Мы вошли. Маленькая квадратная комната отблескивала свежей фанерой и краской. Одна стена была выкрашена свинцовыми белилами. Высокий тонкий парень, стоя на табуретке, приколачивал к стене фанерный лист, а внизу стоял и держал угол листа Мишка–штрафбатовец. Он подмигнул Рулеву, улыбнулся мне и показал глазами на человека на табуретке, вот, мол, горит трудящийся на работе. Я смотрел на спину, обтянутую пиджачком, на узкий светловолосый затылок, и мне вдруг померещилась спина отца – было в чем–то неуловимое сходство. Наконец парень кончил прибивать лист и слез с табуретки. Увидев нас, он улыбнулся. Улыбка была симпатичная, чуть смущенная. И лицо было симпатичное, типично сибирского облика – нос уточкой, твердый подбородок, серые глаза, прямые волосы.

– Фельдшер Кляушкин, – представился он мне. – Сегодня закончим, – сообщил он Рулеву.

– Ты, Коля, что–то все сам да сам, – теплым голосом сказал Рулев. – Есть плотники. Все сделают, ты наблюдай.

– Наблюдать–то что? Мы с Мишей вдвоем все и сделаем. Главное, чтобы аккуратно. Вольфсон принимать медпункт прилетит – всякую щелку осмотрит, как краску клали, проверит. Он к моим медпунктам привык. Я везде сам делаю, – говорил Кляушкин. Говор у него был точно – сибирский.

Мы прошли во вторую половину, жилье Кляушкина. Насколько в медчасти чувствовался порядок – даже в недостроенной, – настолько тут – в достроенной, готовой части – был бедлам. Валялся на полу полуразобранный рюкзак, два раскрытых, тоже полуразобранных чемодана, свитера, рубашки, костюм, какие–то книжки – все вперемежку, как в винегрете.
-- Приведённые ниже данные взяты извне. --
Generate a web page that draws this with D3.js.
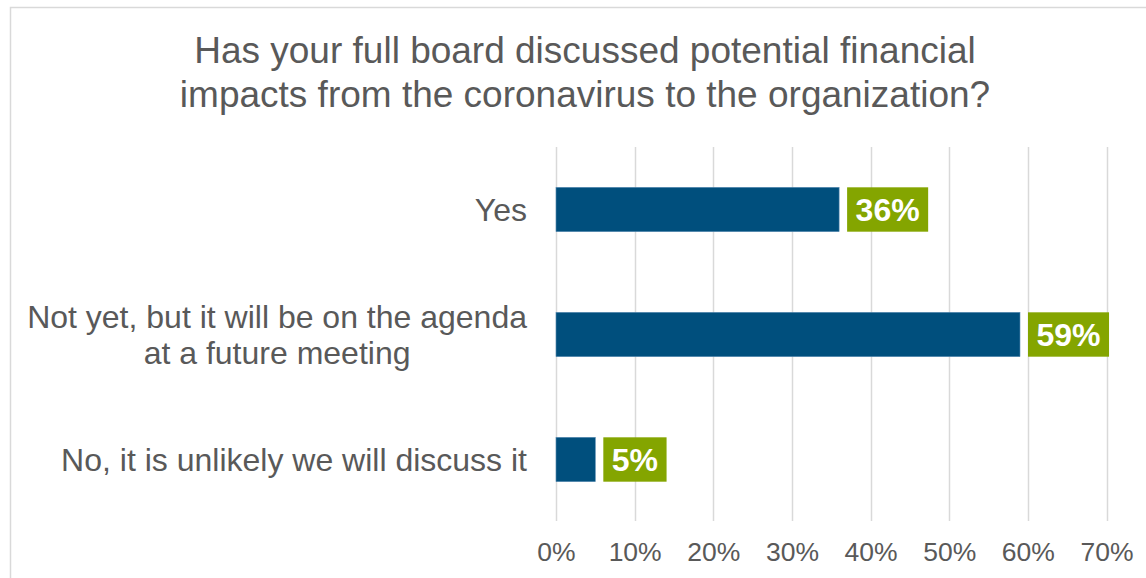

Стоял примус и неряшливая кастрюля с недоеденным варевом.

– Что же так живешь, доктор? – спросил Рулев. – Порядка не вижу.
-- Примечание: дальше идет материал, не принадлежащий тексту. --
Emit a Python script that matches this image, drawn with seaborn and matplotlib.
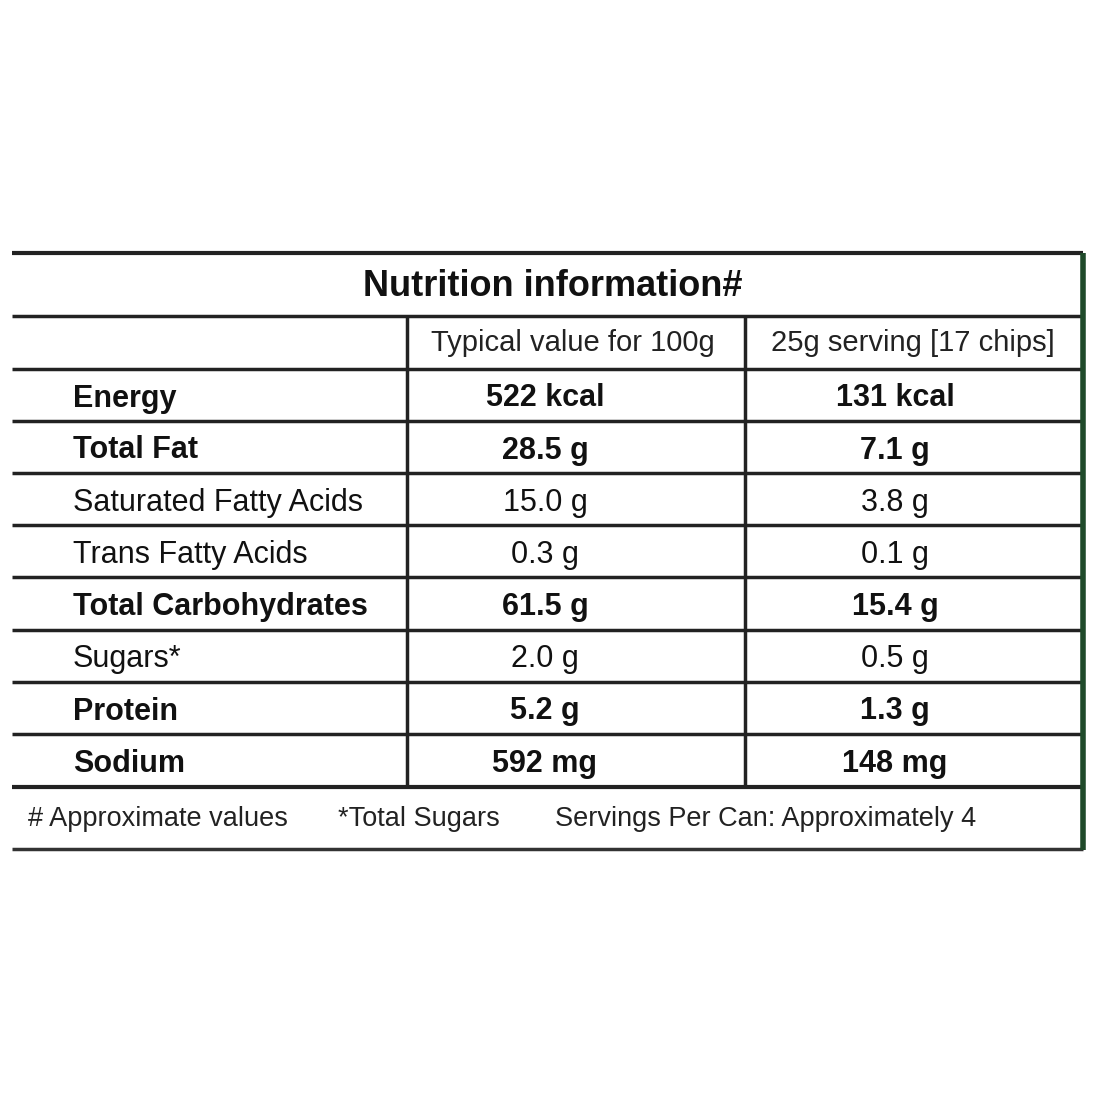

– Я фельдшер, – скромно возразил Кляушкин, – не доктор.

– Его там «доктор Кляуль» зовут, – сообщил мне Рулев. – Когда я его увозил, весь поселок собрался. Из тундры пастухи приехали. А увозил я его для пользы советской медицины. К врачам, понимаешь, не идут, требуют все – «доктора Кляуля». Ему неловко, врачам обидно.